Des dizaines de milliers de Russes ont célébré cette
nuit la fête de la Théophanie en plongeant trois fois dans l’eau
glaciale. Appellée en russe Krechtchénié, c'est l’une des 12 grandes
fêtes réligieuses du calendrier orthodoxe, pendant laquelle des trouées
en forme de croix, apellées yordan sont faites dans la glace. On en
compte une quarantaine dans la seule ville de Moscou.
Il y avait exceptionnellement une foule compacte à 10 heures du soir en
plein centre de Moscou. Ici on installe traditionnellement à la
Théophanie deux grosses flasques remplies d’eau. Pendant que le prête
bénit ces fonts baptismaux improvisés, l’eau commence à geler mais cela
ne gêne nullement ceux qui souhaite faire trois plongées rituelles.
Pavel de Transnistrie s’est retrouvé ces jours-ci dans la capitale au
gré d’un hasard mais il ne veut pas rater ce rituel devenu traditionnel
pour lui. «
Cela fait depuis 7 ans que je prends le bain à la Théophanie », - raconte le jeune homme.
«
Je ne suis pas un amateur de
bains glacés en plein air mais je crois en revanche en Dieu. J’ai fait
ma première plongée dans l’Ob en Sibérie en suivant l’exemple de mes
camarades, puis c’est devenu une tradition. Chaque fois je me sens
renaître et je ne crains pas de tomber malade parce que ma foi me
protège ».
Ceux qui souhaitent prendre le bain dans l’eau glacée forment une
longue file d’attente. On repère tout de suite les néophytes qui sont
assez nombreux. «
J’ai
appris il y seulement une heure qu’on peut plonger dans l’eau bénite en
plein centre de Moscou et me voilà ici. C’est le premier bain de la vie », avoue Tatiana Gavrilova.
«
La peur me tiraille légèrement
mais j’espère que tout se passera bien. Je ne me suis pas préparée
exprès à cette cérémonie et je n’ai rien lu mais je sais que ces bains
font du bien corporellement et surtout spirituellement ».
«
Il y a aussi des étrangers dans
la foule qui se bornent à regarder. Je suis très intéressées de voir
comment se passe cette fête et comment les gens n’ont pas peur de
plonger dans l’eau glacée », sourit Emma qui vient d’Istanbul.
« J
’habite Moscou depuis deux ans
mais c’est la première fois que j’assiste à ce spectacle peu commun.

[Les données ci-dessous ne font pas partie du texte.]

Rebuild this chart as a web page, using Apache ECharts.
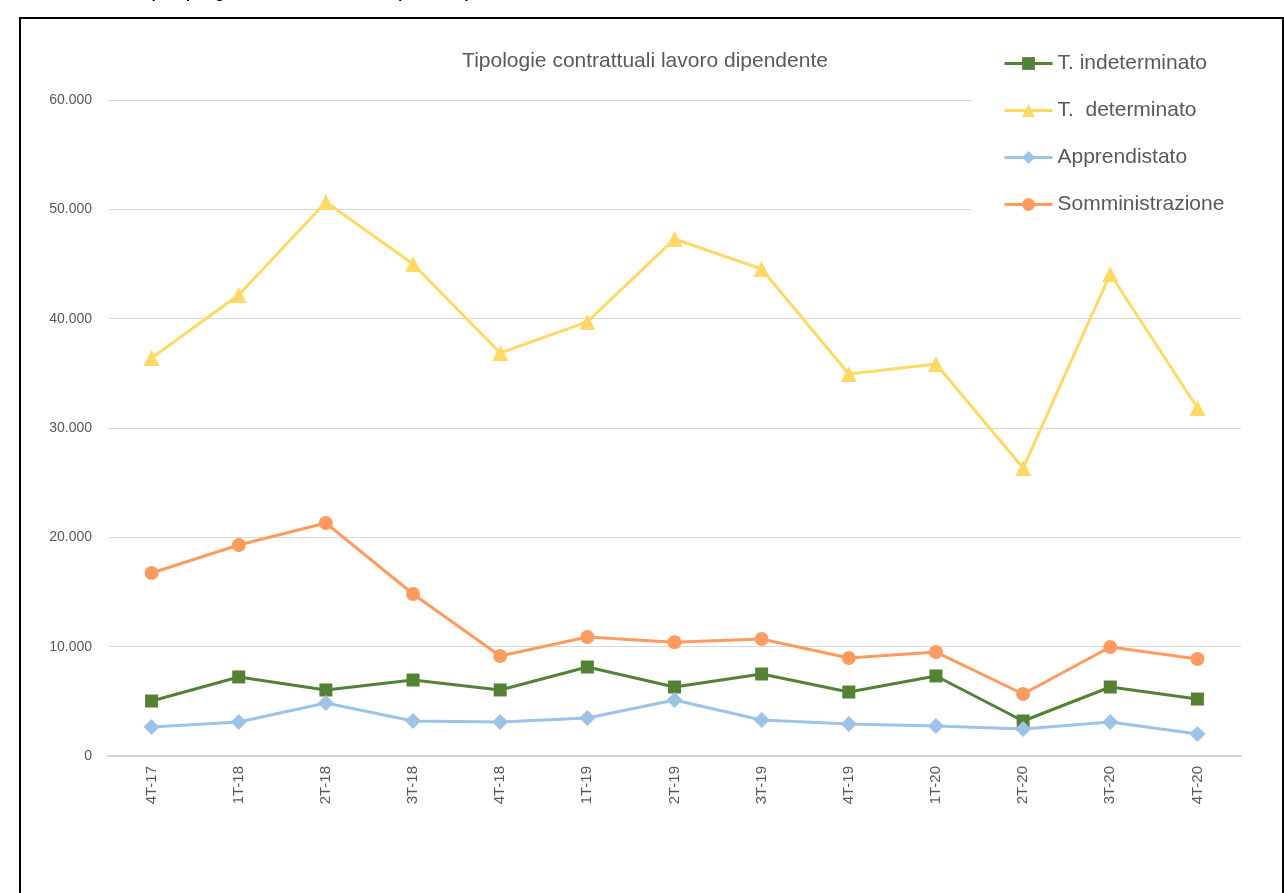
<!DOCTYPE html>
<html>
<head>
<meta charset="utf-8">
<script src="https://cdn.jsdelivr.net/npm/echarts@6/dist/echarts.min.js"></script>
<style>
  html, body { margin: 0; padding: 0; background: #fff; overflow: hidden; }
  #frame { position: absolute; left: 19px; top: 17px; width: 1261px; height: 900px; border: 2px solid #000; z-index: 2; pointer-events: none; }
  #main { position: absolute; left: 0; top: 0; width: 1284px; height: 893px; }
</style>
</head>
<body>
<div id="main"></div>
<div id="frame"></div>
<script>
// trimestri
var categories = ['4T-17','1T-18','2T-18','3T-18','4T-18','1T-19','2T-19','3T-19','4T-19','1T-20','2T-20','3T-20','4T-20'];

// valori
var tIndeterminato = [5030, 7230, 6040, 6950, 6040, 8140, 6310, 7500, 5850, 7320, 3200, 6310, 5210];
var tDeterminato   = [36400, 42160, 50670, 45000, 36860, 39700, 47290, 44540, 34940, 35850, 26340, 44090, 31830];
var apprendistato  = [2650, 3110, 4850, 3200, 3110, 3480, 5120, 3290, 2930, 2740, 2470, 3110, 2010];
var somministrazione = [16740, 19300, 21310, 14820, 9150, 10880, 10400, 10700, 8960, 9510, 5670, 9970, 8870];

var myChart = echarts.init(document.getElementById('main'));

var font = 'Liberation Sans, Arial, sans-serif';

function fmt(v) {
    // separatore migliaia con il punto
    return String(v).replace(/\B(?=(\d{3})+(?!\d))/g, '.');
}

function makeSeries(name, data, color, symbol, size) {
    return {
        name: name,
        type: 'line',
        data: data,
        symbol: symbol,
        symbolSize: size,
        lineStyle: { color: color, width: 3 },
        itemStyle: { color: color },
        z: 3
    };
}

var option = {
    backgroundColor: 'transparent',
    animation: false,
    textStyle: { fontFamily: font },
    graphic: [{
        type: 'text',
        left: 0,
        top: -13,
        style: {
            text: 'Grafico 5 - Assunzioni per tipologia contrattuale di lavoro dipendente per trimestre. Anni 2017-2020',
            font: 'bold 14px ' + font,
            fill: '#000'
        }
    }],
    title: {
        text: 'Tipologie contrattuali lavoro dipendente',
        left: 640,
        textAlign: 'center',
        top: 46,
        textStyle: { fontFamily: font, fontSize: 21, fontWeight: 'normal', color: '#595959' }
    },
    legend: {
        orient: 'vertical',
        left: 972,
        top: 40,
        padding: [13, 24, 16, 31],
        backgroundColor: '#fff',
        itemWidth: 48,
        itemHeight: 16,
        itemGap: 26,
        lineStyle: { width: 3 },
        data: ['T. indeterminato', 'T.  determinato', 'Apprendistato', 'Somministrazione'],
        textStyle: { fontFamily: font, fontSize: 21, color: '#595959', padding: [0, 0, 0, 0] }
    },
    grid: {
        left: 108,
        right: 43,
        top: 100,
        bottom: 137,
        containLabel: false
    },
    xAxis: {
        type: 'category',
        data: categories,
        boundaryGap: true,
        axisLine: { lineStyle: { color: '#d0d0d0', width: 2 } },
        axisTick: { show: false },
        axisLabel: {
            rotate: 90,
            fontFamily: font,
            fontSize: 15,
            color: '#595959',
            margin: 10
        }
    },
    yAxis: {
        type: 'value',
        min: 0,
        max: 60000,
        interval: 10000,
        axisLine: { show: false },
        axisTick: { show: false },
        splitLine: { lineStyle: { color: '#d9d9d9', width: 1 } },
        axisLabel: {
            fontFamily: font,
            fontSize: 14,
            color: '#595959',
            margin: 16,
            formatter: fmt
        }
    },
    series: [
        makeSeries('T.  determinato', tDeterminato, '#FFD966', 'triangle', 16),
        makeSeries('Somministrazione', somministrazione, '#FF9B5F', 'circle', 14),
        makeSeries('T. indeterminato', tIndeterminato, '#548235', 'rect', 13),
        makeSeries('Apprendistato', apprendistato, '#9DC3E6', 'diamond', 16)
    ]
};

myChart.setOption(option);
</script>
</body>
</html>
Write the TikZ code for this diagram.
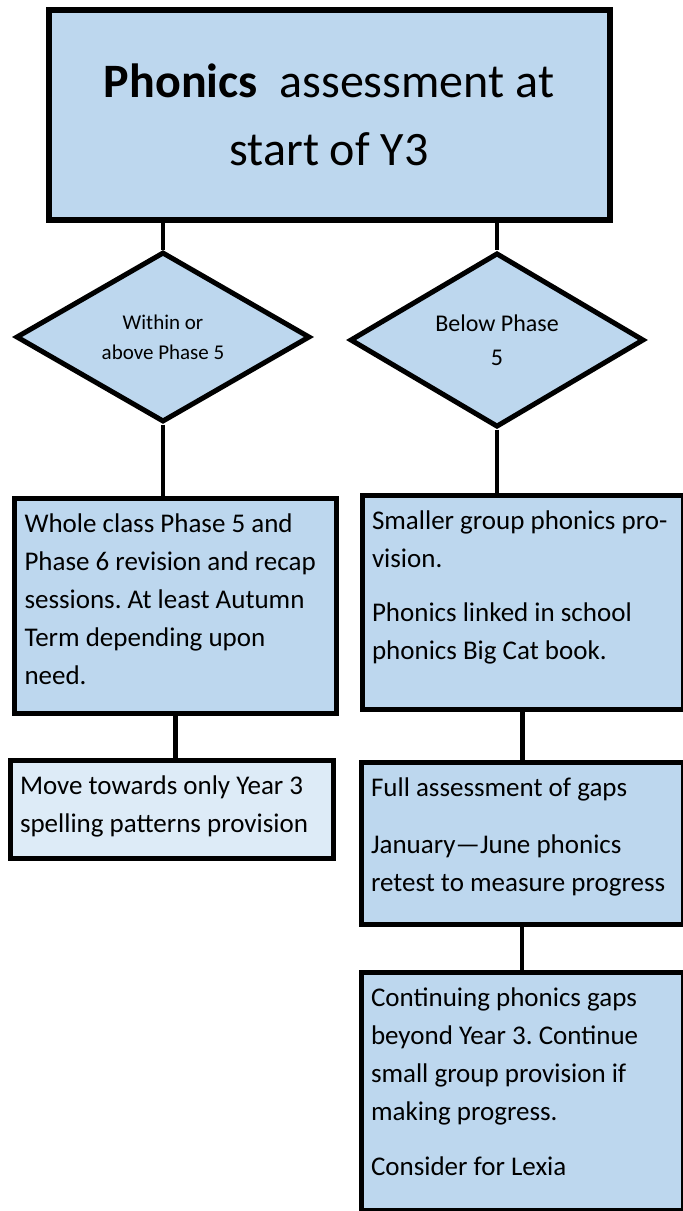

J’ai entendu dire qu’en Russie les gens plongeaient en hiver dans l’eau
glacée et ne l’ai pas encore vu. C’est très intéressant mais moi je ne
m’y déciderais jamais.»
«
Il y a une permanence médicale
devant chaque trou de glace et les médecins se tiennent prêts à venir
en aide en cas de besoin. Ils ne sont pas très sollicités parce que
même en l’absence de préparation physique nécessaire les gens ont un
bon moral. C’est une sensation absolument inédite », avoue le moscovite Alexis dont c’est la première plongée à la Théophanie.
«
Je me sens merveilleusement bien.
Il faisait en réalité chaud dans l’eau. Tous ceux qui ont plongé avant
moi disaient qu’ils pourraient refaire l’expérience. J’ai l’impression
d’avoir lavé tous les péchés si bien que je vais désormais prendre ce
bain tous les ans. C’est mon rêve qui s’est finalement réalisé ».
«
La fête de la Théophanie est une
des plus anciennes fêtes religieuses. Elle est célébrée en à l’honneur
du baptême du Christ dans le Jourdain par Jean-Baptiste. La cérémonie
de bénédiction de l’eau a traditionnellement lieu dans toutes les
églises russes. Elle symbolise la naissance, la vie, les passions, la
mort et la résurrection de Jésus Christ qui nous a ouvert la porte du
royaume des cieux », a fait ressortir le patriarche Cyrille.
«
La grâce divine entre en contact
avec l’eau et transforme sa nature physique. L’eau conserve sa formule
chimique et toutes ses propriétés mais de remplit de grâce divine et
acquiert un pouvoir miraculeux. C’est ce pouvoir qui permet aux hommes
de surmonter les maladies, les passions et les souffrances pour
transformer le monde ».
On pense généralement qu’on doit asperger à la Théophanie avec l'eau
bénite les maisons, les appartements et les bureaux. On la boit en
petites quantités tout au long de l’année le matin ou le soir avant
d’aller se coucher. Elle conserve, dit-on, ses propriétés miraculeuses
jusqu’à la fête suivante. Mais, rappellent les prêtres, c’est la prière
qui donne tout son sens à la fête, parce que c’est en réponse à nos
prières que Dieu confère à l’eau le pouvoir de soigner les maladies.